It could be morally good to return some grants if there is a good theory on how this will lead to better results for the people involved and their families, for the communities they are part of (primarily, the EA community), for society, and for the civilisation.
Some deontological motives and considerations could be a part of such a theory. For example, as other people already mentioned in this discussion, returning grants could send a valuable signal to the EA community and to society.
However, it seems to me, the framing of the question "Under what conditions should FTX grantees voluntarily return their grants?" hints at the possibility of some hard-and-fast deontological algorithm for deciding when grants should be returned. I don't think such an algorithm exists. The theories for why returning funds would be good should be far more nuanced, and applicable to very narrow strata of grantees and victims respectively (perhaps even down to individual grantees and individual victims), rather than large strata such as "all grantees" and "all victims", or even "1% of victims who were affected the most in terms of the portion of their net worth that was destroyed".

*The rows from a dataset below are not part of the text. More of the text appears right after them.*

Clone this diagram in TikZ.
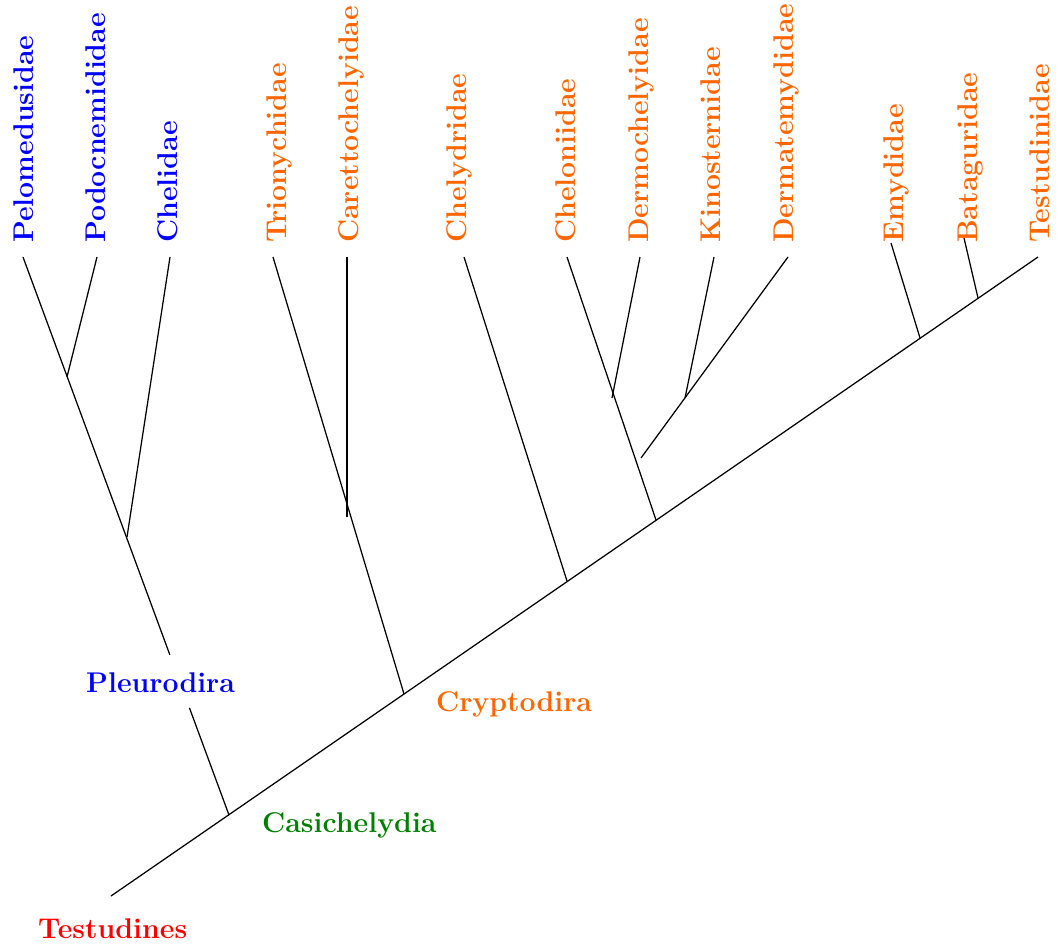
\documentclass[tikz,border=0pt]{standalone}
\usepackage{tikz}
\usetikzlibrary{calc}
\definecolor{pleurocol}{RGB}{0,0,255}
\definecolor{cryptocol}{RGB}{255,102,0}
\definecolor{casicol}{RGB}{0,128,0}
\definecolor{rootcol}{RGB}{255,0,0}
\tikzset{
	taxon/.style={font=\fontsize{28.5}{33}\selectfont\bfseries,inner sep=0pt,anchor=base west},
	family/.style={taxon,rotate=90},
	branch/.style={line width=1.25pt},
}

\begin{document}
\begin{tikzpicture}[x=1pt,y=-1pt]
		\useasboundingbox (0,0) rectangle (1057,946);
		\coordinate (root) at (111,896);
		\coordinate (pelo) at (23,257);
		\coordinate (podo) at (97,257);
		\coordinate (cheli) at (170,257);
		\coordinate (trio) at (273,257);
		\coordinate (care) at (347,257);
		\coordinate (chely) at (464,257);
		\coordinate (chelo) at (567,257);
		\coordinate (dermo) at (640,257);
		\coordinate (kino) at (714,257);
		\coordinate (derma) at (788,257);
		\coordinate (emy) at (891,243);
		\coordinate (bata) at (964,238);
		\coordinate (testu) at (1038,257);
		\coordinate (jpleu) at (229,815);
		\coordinate (jpodo) at (67,377);
		\coordinate (jcheli) at (127,537);
		\coordinate (jcrypt) at (404,694);
		\coordinate (jcare) at (347,517);
		\coordinate (jchely) at (567,581);
		\coordinate (jchelo) at (656,520);
		\coordinate (jdermo) at (612,398);
		\coordinate (jderma) at (641,458);
		\coordinate (jkino) at (685,398);
		\coordinate (jemy) at (920,338);
		\coordinate (jbata) at (978,298);
		\coordinate (pleulo) at ($(jpleu)!0.192!(pelo)$);
		\coordinate (pleuhi) at ($(jpleu)!0.287!(pelo)$);
		\draw[branch] (root) -- (testu);
		\draw[branch] (jpleu) -- (pleulo);
		\draw[branch] (pleuhi) -- (pelo);
		\draw[branch] (jpodo) -- (podo);
		\draw[branch] (jcheli) -- (cheli);
		\draw[branch] (jcrypt) -- (trio);
		\draw[branch] (jcare) -- (care);
		\draw[branch] (jchely) -- (chely);
		\draw[branch] (jchelo) -- (chelo);
		\draw[branch] (jdermo) -- (dermo);
		\draw[branch] (jderma) -- (derma);
		\draw[branch] (jkino) -- (kino);
		\draw[branch] (jemy) -- (emy);
		\draw[branch] (jbata) -- (bata);
		\node[family,pleurocol] (Pelomedusidae) at (33.8,243) {Pelomedusidae};
		\node[family,pleurocol] (Podocnemididae) at (105.4,243) {Podocnemididae};
		\node[family,pleurocol] (Chelidae) at (177.4,243) {Chelidae};
		\node[family,cryptocol] (Trionychidae) at (286.5,243) {Trionychidae};
		\node[family,cryptocol] (Carettochelyidae) at (358.8,243) {Carettochelyidae};
		\node[family,cryptocol] (Chelydridae) at (466.2,243) {Chelydridae};
		\node[family,cryptocol] (Cheloniidae) at (575.4,243) {Cheloniidae};
		\node[family,cryptocol] (Dermochelyidae) at (648.3,243) {Dermochelyidae};
		\node[family,cryptocol] (Kinosternidae) at (720.9,243) {Kinosternidae};
		\node[family,cryptocol] (Dermatemydidae) at (793.9,243) {Dermatemydidae};
		\node[family,cryptocol] (Emydidae) at (903.1,243) {Emydidae};
		\node[family,cryptocol] (Bataguridae) at (977,243) {Bataguridae};
		\node[family,cryptocol] (Testudinidae) at (1049.3,243) {Testudinidae};
		\node[taxon,rootcol] (Testudines) at (38,938) {Testudines};
		\node[taxon,casicol] (Casichelydia) at (262,832) {Casichelydia};
		\node[taxon,pleurocol] (Pleurodira) at (86,692) {Pleurodira};
		\node[taxon,cryptocol] (Cryptodira) at (436,711) {Cryptodira};
	\end{tikzpicture}
\end{document}
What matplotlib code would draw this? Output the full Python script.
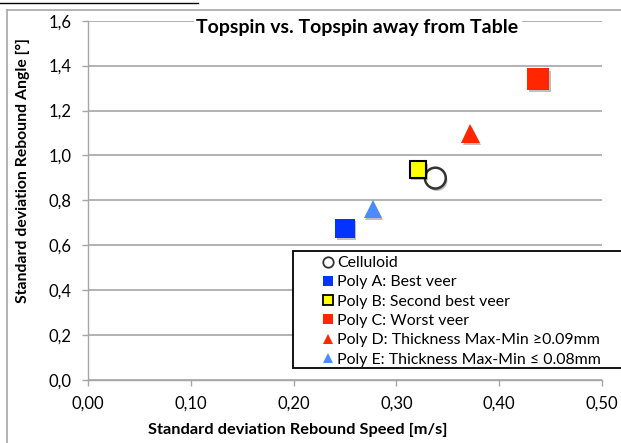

Considering the above, I think just returning money to FTXFF (or another pool of money) would be ineffective. And even creating a short-lived organisation to administer claims for returns from the victims will be ineffective, too (especially considering the opportunity cost for people who can quickly create locally-effective organisations of this sort: I believe such people have much more valuable things to organise, from the EA perspective).
I think a solution that could be low-investment and also relatively effective is organising a forum where individual victims share their stories and ask for help, and individual grantees can come and respond, assessing their own situation and the situation of the victim, that is, building "a good theory". And then publicising this forum among both the victims and the grantees. This also doesn't mean grantees should return their entire grants, they may help a little, according to their situation and the situation of the particular victim. However, one complication with this solution might be: how could the stories of the victims be verified?
In this setup, grantees should also consider the implications of their decisions for the community and society, not just themselves and the victim. While the latter are highly individual, the former are mostly shared. So it would make sense for some people who are experts in community strategy, sociology, and ethics to write a few essays on this topic that grantees would be advised to read before visiting the forum. (I'm not such an expert.) Of course, individual grantees would still be free to form their own sub-theory regarding these "high-level implications", according to their own understanding of the community strategy and ethics.
Strong disagree. If you are doing high EV work enabled by funding, were not complicit in fraud or other wrongdoing, and are not legally required to, you should not return the funds.
Counterfactually, the funds might have gone to another high EV organization, so you would probably be doing harm by having received the funds and not using it for your high EV purpose.
If you are doing important work, please do not keep that from being done for want of funding where you are not legally required to. EA grantees empowered by funds do incredibly important work and should not defund themselves unnecessarily.